On March 2nd, CAIR-OK hosted the third Annual Muslim Day at the Capitol. This is one of CAIR-OK’s largest events of the year, attracting about 150 people. On this day, Muslims from across the state gather at the capitol to meet with their representatives and discuss issues affecting the Okie Muslim community. This year’s Muslim Day at the Capitol was unique in that it drew in more non-Muslims than the previous two years. As I walked toward the state Capitol that day, I initially encountered protesters holding signs that read “Go Home” among other hurtful things. Given the results of the recent presidential election, the CAIR-OK staff had prepared for protesters to gather outside of the capitol, but it was still discouraging to be greeted by protesters holding demeaning signs. As I entered the Capitol Rotunda, I watched in awe as I saw the protesters outnumbered by parents and young children holding signs of support that read “You Belong” and “We Love You.” It was especially heartwarming to witness this outpouring of support specifically for the Muslim community, given that 68% of voters in Oklahoma voted for Donald Trump this past November. Despite the presence of protesters, it turned out to be a successful event. Muslim youth from across Oklahoma met with their representatives, and many toured the state capitol for the first time. This event has been momentous in increasing civic engagement among the Okie Muslim community and amplifying the voice of Okie Muslims more generally.

In June, CAIR-OK hosted the first-ever “Revealing Ramadan” event in the Oklahoma City metro area in which 160 non-Muslims were welcomed to the Islamic Center of Greater Oklahoma City to learn about the month of Ramadan. People of all faiths and ethnicities flooded the mosque to learn about the month of Ramadan and tour the facility. The majority of those in attendance had never been to a mosque and many did not know a Muslim. I watched young children try baklava and biryani for the first time, turning to their parents to ask them what the various buffet dishes being offered were. I watched as my fellow colleagues and friends sat on a panel to explain Islamic teachings, offer their personal Ramadan experiences, and share stories of discrimination they have faced based on their faith. This was one of the most powerful events I had the pleasure of organizing during my fellowship. Through community organizing, I have found that it is often fear of “the other” that drives individuals to have negative views of Muslims in Oklahoma. Many of those who hold these negative views have never met a Muslim, and base their views on information gathered from mainstream media. The most personally rewarding experiences I have had during my fellowship have been speaking to adults old and young, from various backgrounds, about their views on Islam and Muslims, and sharing my own experience as an American Muslim with them.

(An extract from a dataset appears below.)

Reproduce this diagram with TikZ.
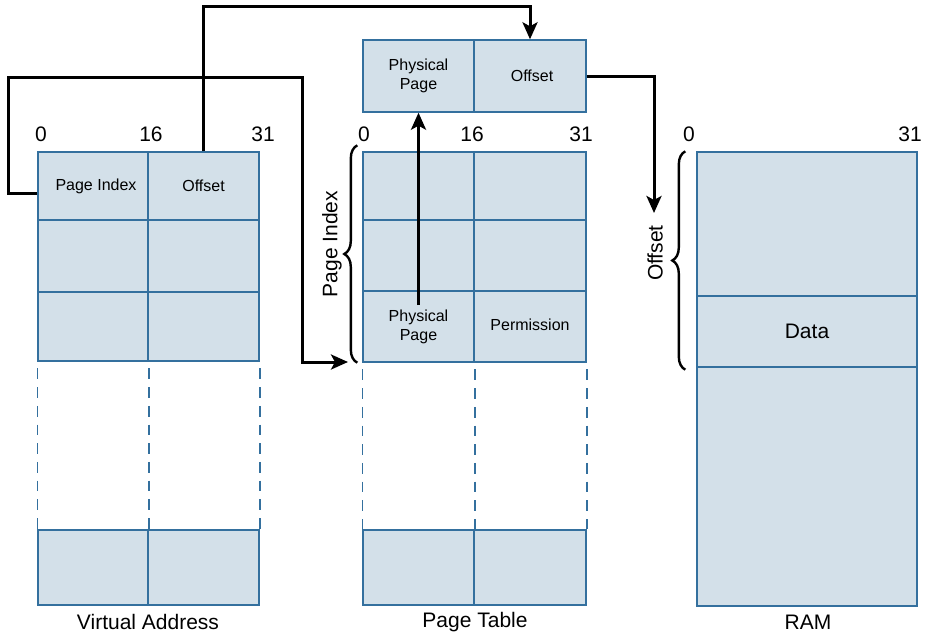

Continuing the Pursuit of Justice

Much of what has made CAIR-OK successful is the dedication of its staff. CAIR-OK Executive Director Adam Soltani works tirelessly, juggling raising his two young sons with the demands that come with serving Muslims in the most conservative state in America. While the majority of the CAIR-OK staff are actually not Muslim, they are committed advocates for the Muslim community. I saw first-hand the amount of time staff members spend working outside of the office, supporting the Muslim community through their involvement with many other local organizations also dedicated to promoting justice. The composition of the CAIR-OK staff in itself illustrates that race, age, religion, gender etc. do not determine one’s ability to serve and better their community. Rather, it is a person’s own will, drive, and character that determine the positive impact they will have on those around them.

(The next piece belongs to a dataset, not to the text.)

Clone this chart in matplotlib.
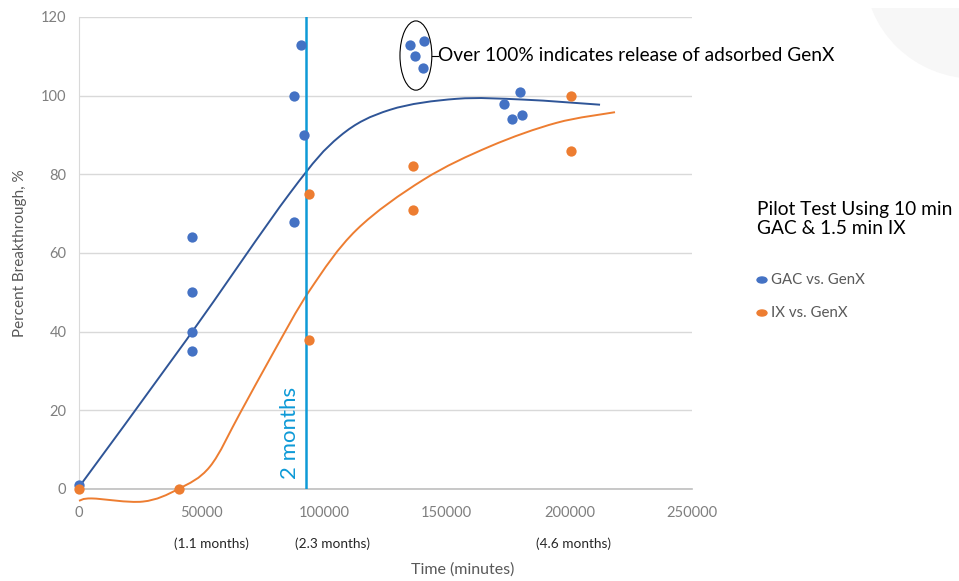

As I begin graduate school at Yale and leave Oklahoma permanently, I feel a deep sense of fulfillment. This fulfillment stems from knowing that I was able to give back to the community I spent most of my childhood in. As I look back on this chapter of my life I have no regrets about the time I spent at CAIR-OK. This organization will always have a special place in my heart because it has introduced me to life-long friends, provided me with a platform to share my experiences as a Muslim American, and given me the opportunity to work with interfaith partners on bettering the state. The people I have met on this journey have taught me the importance of continuing the pursuit of justice, even in the hardest of places and times.